Photo by Morgan Grana

It’s about time UC Santa Cruz acknowledges its NCAA sports.

The most fun experiences I’ve had this year have been at games. In the West Field House, I was part of a roar for women’s volleyball’s come-from-behind win against Mills College. I watched freshman Sarah Mackey block shot after shot in basketball games, too. I even witnessed the extreme elation of the crowd when the home team scored in soccer.

This isn’t the student life I envisioned when I first came to UCSC, but since I attended my first NCAA game this year, I’ve never let up. Our programs’ results speak to its quality.

UC Santa Cruz has become a quiet sporting power in Division III. Men’s volleyball has finished in the top five in the nation for seven out of 10 years. Slug tennis had a year of great adversity and triumphs. Both soccer teams routinely go to playoffs. Basketball has improved.

Such talented players, great results and great events — so why don’t students care about NCAA sports?
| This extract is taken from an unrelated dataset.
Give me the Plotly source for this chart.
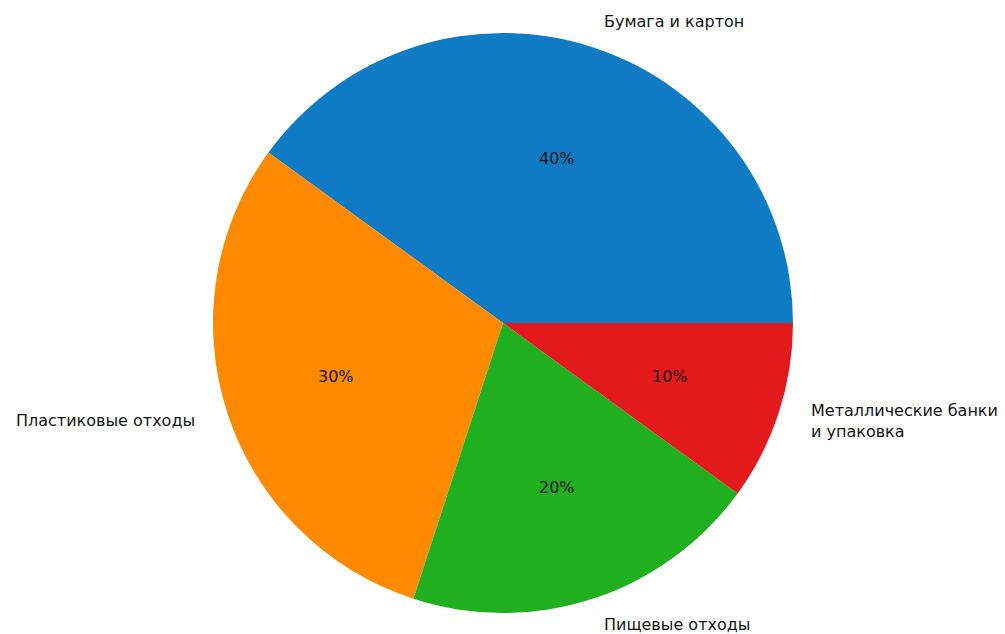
import math
import plotly.graph_objects as go

categories = ["Бумага и картон", "Пластиковые отходы", "Пищевые отходы", "Металлические банки<br>и упаковка"]
values = [40, 30, 20, 10]
colors = ["#0e7bc4", "#ff8a00", "#1faf1f", "#e31a1c"]

W, H = 1005, 634
OFF = 8  # page body margin
cx, cy = 503, 323
rx, ry = 293, 288
r = 290

def px(x):
    return (x - OFF) / W

def py(y):
    return 1 - (y - OFF) / H

total = sum(values)

fig = go.Figure(go.Pie(
    labels=categories,
    values=values,
    marker=dict(colors=colors, line=dict(width=0)),
    sort=False,
    direction="counterclockwise",
    rotation=90 - 360 * values[0] / total,
    textinfo="none",
    hoverinfo="skip",
    showlegend=False,
    domain=dict(x=[px(cx - r), px(cx + r)], y=[py(cy + r), py(cy - r)]),
))

font = dict(family="DejaVu Sans", size=16, color="#151515")
annotations = []
start = 0.0
for lab, v in zip(categories, values):
    frac = v / total
    mid = math.radians((start + frac / 2) * 360)
    start += frac
    right = math.cos(mid) > 0
    lx = cx + 1.1 * rx * math.cos(mid)
    ly = cy - 1.1 * ry * math.sin(mid)
    annotations.append(dict(
        x=px(lx), y=py(ly), xref="paper", yref="paper",
        text=lab, showarrow=False, borderpad=0,
        xanchor="left" if right else "right", yanchor="middle",
        align="left" if right else "right",
        font=font,
    ))
    tx = cx + 0.6 * rx * math.cos(mid)
    ty = cy - 0.6 * ry * math.sin(mid)
    annotations.append(dict(
        x=px(tx), y=py(ty), xref="paper", yref="paper",
        text=f"{round(frac * 100)}%", showarrow=False, borderpad=0,
        xanchor="center", yanchor="middle",
        font=font,
    ))

fig.update_layout(
    width=W, height=H,
    margin=dict(l=0, r=0, t=0, b=0),
    paper_bgcolor="white", plot_bgcolor="white",
    annotations=annotations,
)

fig.write_html("out.html")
Student life at UCSC only goes so far, and no further. On the one hand, we have classic events — 4/20 and First Rain, two events with storied histories. On the other hand, that’s where the spirit ends, with no other events bringing the campus community together. Besides, after you do those events once, the novelty wears off.

UCSC has no homecoming events. We don’t bring in big speakers often, nor do we take an exceptional amount of pride in our alumni. Our decentralized campus has made it difficult for us to unify. It’s been a divided experience for me, with some of my cross-campus friendships becoming the hardest to maintain. Hardly anyone organizes a serious protest in Quarry Plaza, let alone a pep rally.
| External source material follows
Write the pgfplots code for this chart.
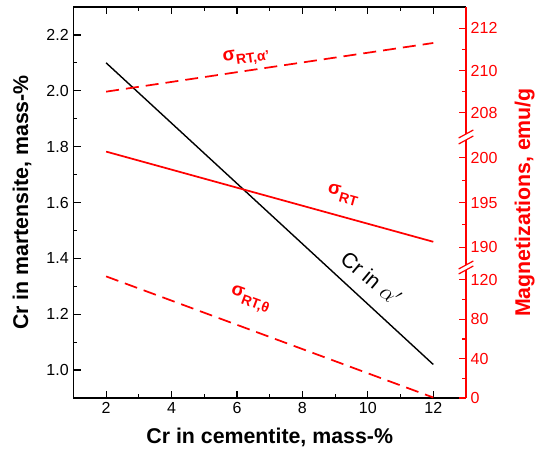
\documentclass[border=0pt]{standalone}
\usepackage{fontspec}
\setmainfont{Liberation Sans}
\usepackage{pgfplots}
\pgfplotsset{compat=1.18}
\usetikzlibrary{calc}
\definecolor{myred}{RGB}{255,0,0}
\pgfplotsset{
  common/.style={
    scale only axis, width=294.45pt, xmin=1, xmax=13,
    tick align=inside,
    major tick length=5.5pt, minor tick length=3pt,
    /pgf/number format/assume math mode=true,
    ticklabel style={font=\fontsize{12}{14}\selectfont},
    every tick/.style={line width=0.9pt},
    axis line style={line width=1.1pt,-},
  },
  seg/.style={
    common, axis x line=none, axis y line*=right,
    axis line style={myred,line width=1.1pt,-},
    every tick/.style={myred,line width=0.9pt},
    yticklabel style={myred},
    minor y tick num=1,
    clip=false,
  },
}
\begin{document}
\begin{tikzpicture}
\begin{axis}[common, name=main, height=293.25pt,
  ymin=0.9, ymax=2.3,
  axis x line*=box, axis y line*=left,
  xtick={2,4,...,12}, minor x tick num=1,
  ytick={1.0,1.2,...,2.21}, minor y tick num=1,
  yticklabel style={/pgf/number format/fixed,/pgf/number format/fixed zerofill,/pgf/number format/precision=1},
]
\addplot[black, line width=1.05pt] coordinates {(2,2.10) (12,1.02)};
\node[rotate=-40, font=\fontsize{16}{19}\selectfont] at (axis cs:10.1,1.33) {Cr in $\alpha'$};
\node[myred, rotate=8, font={\bfseries\fontsize{14}{16}\selectfont}] at (axis cs:6.28,2.121) {σ{\fontsize{10.5}{12}\selectfont\raisebox{-4pt}{RT,α'}}};
\node[myred, rotate=-15.3, font={\bfseries\fontsize{14}{16}\selectfont}] at (axis cs:9.24,1.627) {σ{\fontsize{10.5}{12}\selectfont\raisebox{-4pt}{RT}}};
\node[myred, rotate=-20.2, font={\bfseries\fontsize{14}{16}\selectfont}] at (axis cs:6.40,1.251) {σ{\fontsize{10.5}{12}\selectfont\raisebox{-4pt}{RT,θ}}};
\end{axis}
% bottom segment 0-130
\begin{axis}[seg, at={(main.south west)}, anchor=south west, height=96pt,
  ymin=0, ymax=130, ytick={0,40,80,120}]
\addplot[myred, line width=1.3pt, dash pattern=on 9.75pt off 5.25pt] coordinates {(2,123.5) (12,0.5)};
\end{axis}
% middle segment 188-202
\begin{axis}[seg, at={($(main.south west)+(0,99.75pt)$)}, anchor=south west, height=93.75pt,
  ymin=188, ymax=202, ytick={190,195,200}]
\addplot[myred, line width=1.3pt] coordinates {(2,200.7) (12,190.6)};
\end{axis}
% top segment 207-213
\begin{axis}[seg, at={($(main.south west)+(0,198pt)$)}, anchor=south west, height=95.25pt,
  ymin=207, ymax=213, ytick={208,210,212}]
\addplot[myred, line width=1.3pt, dash pattern=on 9.75pt off 5.25pt] coordinates {(2,209.0) (12,211.3)};
\end{axis}
% axis breaks
\foreach \yy in {96pt,99.75pt,193.5pt,198pt}{
  \draw[myred, line width=0.9pt] ($(main.south east)+(-5.5pt,\yy)+(0,-3pt)$) -- ++(11pt,6pt);
}
% axis labels
\node[font={\bfseries\fontsize{16}{19}\selectfont}] at ($(main.south)+(0,-29.25pt)$) {Cr in cementite, mass-\%};
\node[rotate=90, font={\bfseries\fontsize{16}{19}\selectfont}] at ($(main.west)+(-38.5pt,0)$) {Cr in martensite, mass-\%};
\node[rotate=90, myred, font={\bfseries\fontsize{16}{19}\selectfont}] at ($(main.east)+(44pt,0)$) {Magnetizations, emu/g};
\pgfresetboundingbox
\useasboundingbox ($(main.south west)+(-55.05pt,-43.5pt)$) rectangle ($(main.north east)+(52.5pt,5.25pt)$);
\end{tikzpicture}
\end{document}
NCAA sports at UCSC can become the epicenter of campus life, if we let it. It can add to the Slug spirit every freshman feels, but loses eventually. Rahul Kalra’s Slug Pride group is trying to fix the absence of school spirit in athletics. But he shouldn’t be the only one concerned with the state of student life.
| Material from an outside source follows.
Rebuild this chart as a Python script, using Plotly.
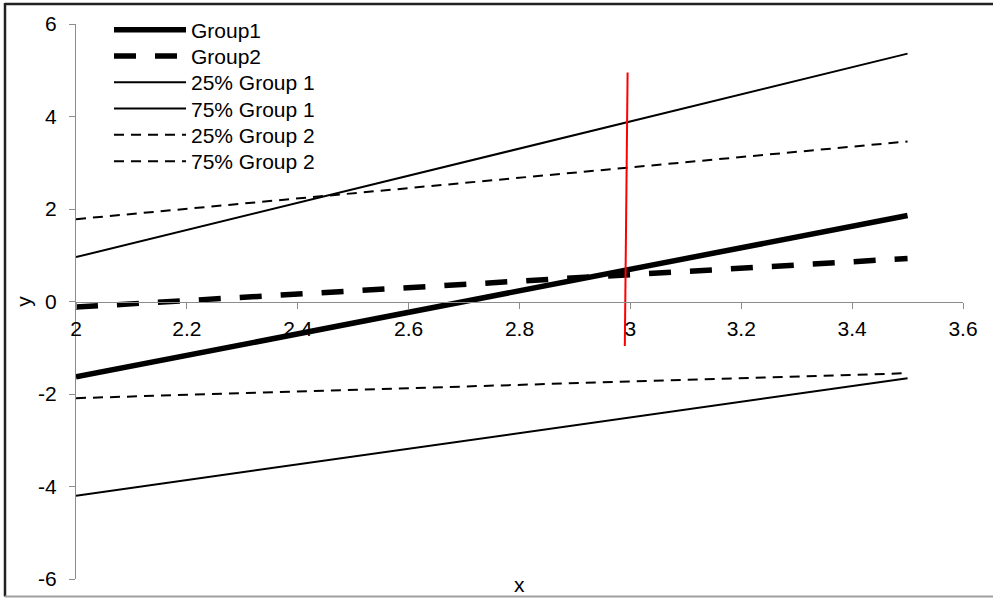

By turning out more fans, providing face paint and encouraging loud cheering, Kalra’s group exhibits an evolution for student life. The creative cheers and friendly atmosphere has made for a better cross-campus experience. We should all get behind his message of uniting the campus through sports.

When I attend games, I often wonder why my friends aren’t interested in coming, even if the game is held at their college, a few feet from where they sleep. Showing Banana Slug pride is not something we do alone. It has been my goal to bring my friends to games. And once they’ve seen our teams play, they’ve all left astonished at the great time they had.

In recent years, groups on campus have been discussing making a better student life at UCSC. This was a central themes in last year’s Student Union Assembly chair race between Guy Herschmann and Amanda Buchanan. Despite big talk, building real spirit hasn’t been addressed. Let’s start by embracing our sports teams more.

Next season should be filled with screaming UCSC kids cheering on tennis or volleyball. Students can have tailgating barbecues at soccer games in the East Remote Lot or hold a “silent night” basketball game, where the stands are silent for a few minutes each half before fans launch nonstop cheering. At the very least, the athletics department should sponsor a face painting event in Quarry Plaza to support students continuing athletic success.

With that said, students may not know where the sports games are because the teams are not advertised heavily on campus. It’s hard to find any sports game postings at bus stops or the dining halls. Students need to help the teams out — spread the word. It’s only the best kept secret at UCSC.